Trustees voted unanimously to remand the company’s planned unit development application to the North Riverside Planning and Zoning Commission once Aldi files it, with the owner of the property saying Aldi intends to begin construction in mid-2022.
“We’re hoping to be able to deliver [the site] … around the summer of 2022, and then Aldi would begin construction of their building,” said Matthew McDonnell, vice president of development for Seritage Growth Properties, which owns the former Sears anchor retail space at North Riverside Park Mall as well as the detached former Sears Automotive Center now inhabited by Blink Fitness and the parking lots immediately north and west of the retail box.
McDonnell estimated that construction of the store would take about six months, once the site is delivered to Aldi.
According to Chris Stair, Aldi’s director of real estate in the Chicago area, who attended the meeting virtually, the North Riverside store design would be based on a new prototype now being rolled out.
That new concept, according to a September article published by BusinessInsider.com, features softer lighting, wider aisles and a larger produce section. The new stores being built now are also larger. According to an October article in the publication Supermarket News, previous Aldi prototypes were about 16,500 square feet.
A site plan submitted to the village shows Aldi plans to construct a roughly 19,500-square-foot store with its own roughly 70-space parking lot on the north half of the large parking area north of the former Sears store.
“This is a relatively new design for us,” said Stair, adding that the prototype had been employed recently in Algonquin, Bloomingdale and Crestwood. “As we continue to roll out more stores, this is going to be more and more of what you will see going forward.”

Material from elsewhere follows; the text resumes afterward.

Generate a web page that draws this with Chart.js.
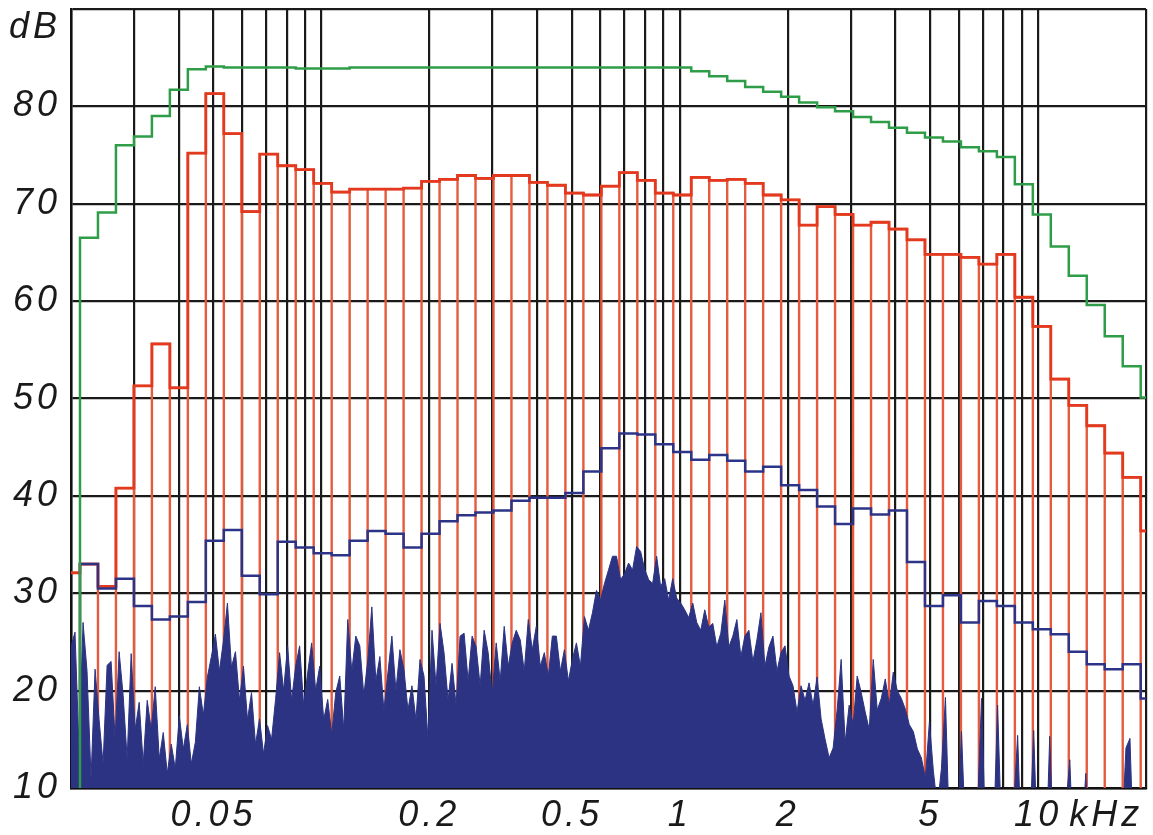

The area around the new store and parking lot will be landscaped and work would include improvements to address storm water runoff.
Village trustees had few questions for store representatives and expressed strong support for Aldi’s plans for the new store while remanding the matter to the Planning and Zoning Commission.
North Riverside Village Administrator Sue Scarpiniti told the Landmark in a separate interview that village officials have been working with Aldi for the past six months to ensure the design would be acceptable and ready for vetting by the Planning and Zoning Commission.
Asked when Aldi might have a planned unit development application in to the village, McDonnell told the Landmark that he wasn’t certain but added, “We’re going to try and expedite it.”
He also said Seritage had fielded inquiries from companies interested in leasing the vacant upper floor of the two-story former Sears space. While he declined to reveal who those companies were, he did confirm they were retail uses.
While it was not addressed at the village board meeting on Nov. 1, it is presumed that Aldi would close its existing North Riverside location at 2000 Harlem Ave., which is less than a mile away, once a new store opens in the proposed location in the 7500 block of Cermak Road.